Kashoo improved its business by hiring way outside its comfort zone, and an expert explains why the company has the right approach to diversity.
Diversity and entrepreneurship can be a very touchy subject as TechCrunch founder Michael Arrington found out last year when he commented publically on the relative lack of minority founders in Silicon Valley. The resulting kerfuffle, as well as the ongoing debate about "brogrammer" culture at start-ups and even the recent sexual harassment case at a high-profile VC firm could give the average entrepreneur the sense that diversity--beyond the obvious common decency of never discriminating against a candidate based on their gender, race, or affiliation--is a fraught political and legal issue that he wouldn't want to touch with a 10-foot barge pole.
But the experience of accounting software company Kashoo shows that, for a fledgling company, thinking actively about diversity isn't just a way to avoid trouble or a shouting match, but rather a means to add value to your business relatively easily.
What did Kashoo do? To a 12-member team that CEO Jim Secord described to Inc.com as "not diverse" and "typical start-up: younger, tech savvy, male dominated," the company added a middle-aged, female CPA with limited tech know-how, giving her a customer-support role. Oh, and by the way, she lives in New Jersey, about as far away from Kashoo's Vancouver offices as you can get and still be in North America.

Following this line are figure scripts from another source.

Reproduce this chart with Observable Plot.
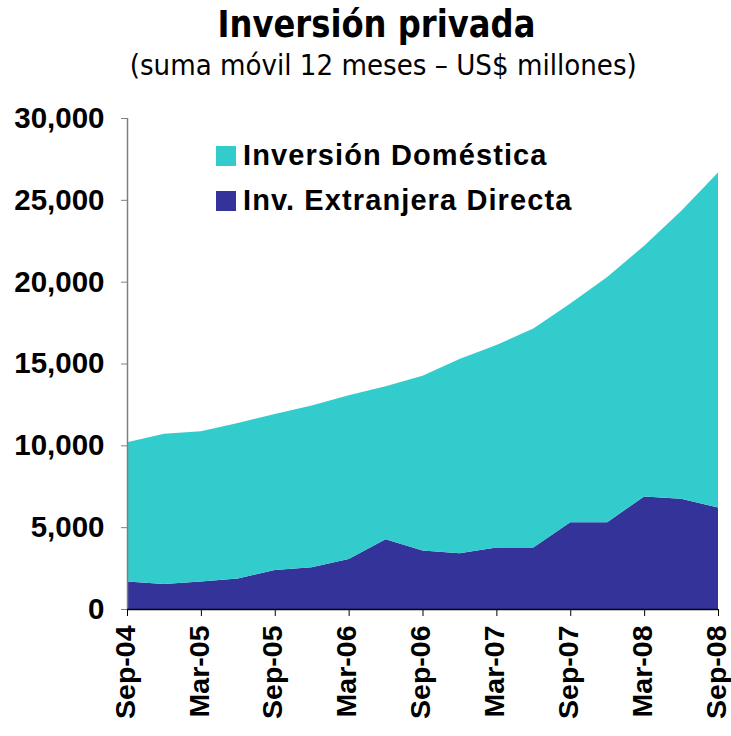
<!DOCTYPE html>
<html>
<head>
<meta charset="utf-8">
<script src="https://cdn.jsdelivr.net/npm/d3@7"></script>
<script src="https://cdn.jsdelivr.net/npm/@observablehq/plot@0.6"></script>
<style>
  html, body { margin: 0; padding: 0; background: #fff; }
  #wrap { position: relative; width: 731px; height: 736px; overflow: hidden; }
  #wrap svg { position: absolute; left: 0; top: 0; }
  .title { position: absolute; left: 0; top: 3px; width: 752px; text-align: center;
           font-family: "DejaVu Sans", Verdana, sans-serif; font-weight: bold; font-size: 37px; white-space: nowrap; }
  .subtitle { position: absolute; left: 0; top: 49px; width: 766px; text-align: center;
           font-family: "DejaVu Sans", Verdana, sans-serif; font-size: 28px; white-space: nowrap; }
  .fit { display: inline-block; transform-origin: center; }
  .legend { position: absolute; left: 216px; top: 133px; font-family: "Liberation Sans", Arial, sans-serif;
            font-weight: bold; font-size: 29px; letter-spacing: 1.1px; }
  .legend div { height: 45px; display: flex; align-items: center; }
  .legend span.sw { display: inline-block; width: 20px; height: 20px; margin-right: 7px; }
</style>
</head>
<body>
<div id="wrap">
  <div class="title"><span class="fit" id="t1">Inversión privada</span></div>
  <div class="subtitle"><span class="fit" id="t2">(suma móvil 12 meses – US$ millones)</span></div>
</div>
<script>
// Quarterly data, 12-month moving sum, US$ millions
const quarters = ["Sep-04","Dec-04","Mar-05","Jun-05","Sep-05","Dec-05","Mar-06","Jun-06","Sep-06",
                  "Dec-06","Mar-07","Jun-07","Sep-07","Dec-07","Mar-08","Jun-08","Sep-08"];
const fdi      = [1674, 1531, 1674, 1857, 2388, 2551, 3061, 4265, 3571,
                  3408, 3755, 3755, 5306, 5306, 6878, 6735, 6204];
const domestic = [8510, 9184, 9183, 9511, 9531, 9878, 10004, 9344, 10683,
                  11874, 12374, 13382, 13363, 14976, 15320, 17580, 20469];
const seriesNames = ["Inv. Extranjera Directa", "Inversión Doméstica"];
const seriesColors = ["#333399", "#33CCCC"];
const yTicks = [0, 5000, 10000, 15000, 20000, 25000, 30000];
const xTickIdx = [0, 2, 4, 6, 8, 10, 12, 14, 16];

const data = [];
quarters.forEach((q, i) => {
  data.push({i, serie: seriesNames[0], value: fdi[i]});
  data.push({i, serie: seriesNames[1], value: domestic[i]});
});

const fmt = d3.format(",");
const chart = Plot.plot({
  width: 731,
  height: 736,
  marginTop: 118,
  marginBottom: 127,
  marginLeft: 127,
  marginRight: 13,
  style: {fontFamily: "'Liberation Sans', Arial, sans-serif", fontWeight: "bold", fontSize: "29.5px", color: "#000", background: "transparent"},
  x: {type: "linear", domain: [0, quarters.length - 1]},
  y: {domain: [0, 30000]},
  color: {domain: seriesNames, range: seriesColors},
  marks: [
    Plot.areaY(data, {x: "i", y: "value", z: "serie", fill: "serie", order: seriesNames}),
    Plot.axisY({ticks: yTicks, tickFormat: fmt, tickSize: 6, tickPadding: 17, stroke: "#808080", label: null, fill: "#000"}),
    Plot.axisX({ticks: xTickIdx, tickSize: 7, stroke: "#000", label: null, tickFormat: () => ""}),
    Plot.axisX({ticks: xTickIdx, tickFormat: i => quarters[i], tickSize: 0, tickPadding: 16, tickRotate: -90, label: null, fill: "#000", fontSize: 28.5, dx: -2}),
    Plot.ruleX([0], {stroke: "#808080", strokeWidth: 1.5}),
    Plot.ruleY([0], {stroke: "#000", strokeWidth: 1.5})
  ]
});
const wrap = document.getElementById("wrap");
wrap.insertBefore(chart, wrap.firstChild);

// legend
const leg = document.createElement("div");
leg.className = "legend";
[1, 0].forEach(k => {
  const row = document.createElement("div");
  const sw = document.createElement("span");
  sw.className = "sw";
  sw.style.background = seriesColors[k];
  row.appendChild(sw);
  row.appendChild(document.createTextNode(seriesNames[k]));
  leg.appendChild(row);
});
wrap.appendChild(leg);

// fit title widths
function fit(id, target) {
  const el = document.getElementById(id);
  const w = el.getBoundingClientRect().width;
  el.style.transform = `scaleX(${target / w})`;
}
fit("t1", 318);
fit("t2", 507);
</script>
</body>
</html>
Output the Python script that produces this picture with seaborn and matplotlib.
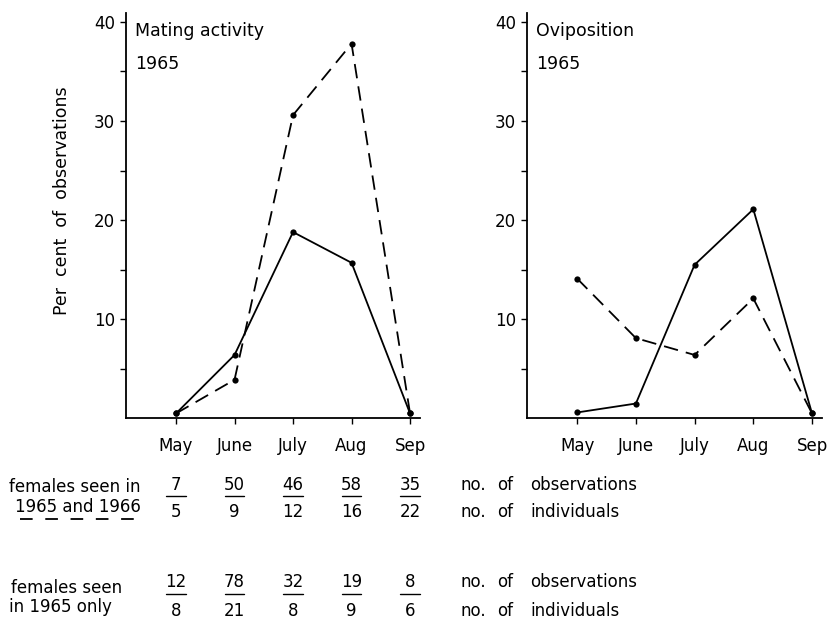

It's worked out wonderfully, according to Secord. "We provide accounting packages for small business, typically owner operated, and there's a certain mindset of that business owner in terms of what they're trying to get accomplished. Just having done bookkeeping and accounting for our customer segment, she was able to bring a lot of practical, every-day, useful experience to the questions and problems that they present," says Secord.
He wasn't sure that such an out-of-the-box hire would work. "It was an experiment. If it doesn't work out, we'll fail fast and thanks for your time," Secord reports telling his unlikely new employee. But after a little bit of instruction in the ins and outs of Google Docs and Skype, some hand wringing about cultural fit and eight months on the job, she's thriving. And customers love her. "A lot of the customers are her demographic so it's easy for her to relate. Her style with the customers is really good," says Secord.
Plus, the geographic diversity has added benefits. Aside from being available earlier to customers on the east coast, a New Jersey-based employee simply costs Kashoo less. "Vancouver, San Francisco, Seattle, you're faced with cost-of-living issues," explains Secord, "so when you are recruiting someone, you're typically paying a premium. The fact that we're hiring out of New Jersey where it's not exactly a tech hotbed helps from a cost perspective."
Kashoo's approach to diversity is just what Shirley Engelmeier, CEO of InclusionINC and author of Inclusion: The New Competitive Business Advantage, recommends. Forget ticking boxes or political correctness, hiring a heterogeneous team is all about bringing the competencies necessary for success into your business, according to Engelmeier.
She recommends looking at diversity "through the lens of, what are the diverse competencies you need to build your business, and those diverse competencies are going to show up in different people. Don't just do it to get numbers. Don't just do it to make your team look different. That's part of corporate diversity fatigue. For a couple of decades we've been counting women and people of color without linking it to what the bottom line business rationale is for that, and the bottom line business rationale is about skills," she says.
And don't think of "diversity" as simply a matter of race and gender. "Frequently in this space, right wrong, good or bad, diversity has become about race and gender. It's about whether you're Generation Y or a Baby Boomer, whether you live in Minneapolis or Manhattan," says Engelmeier.
Is it time for your business to think more creatively about who you hire?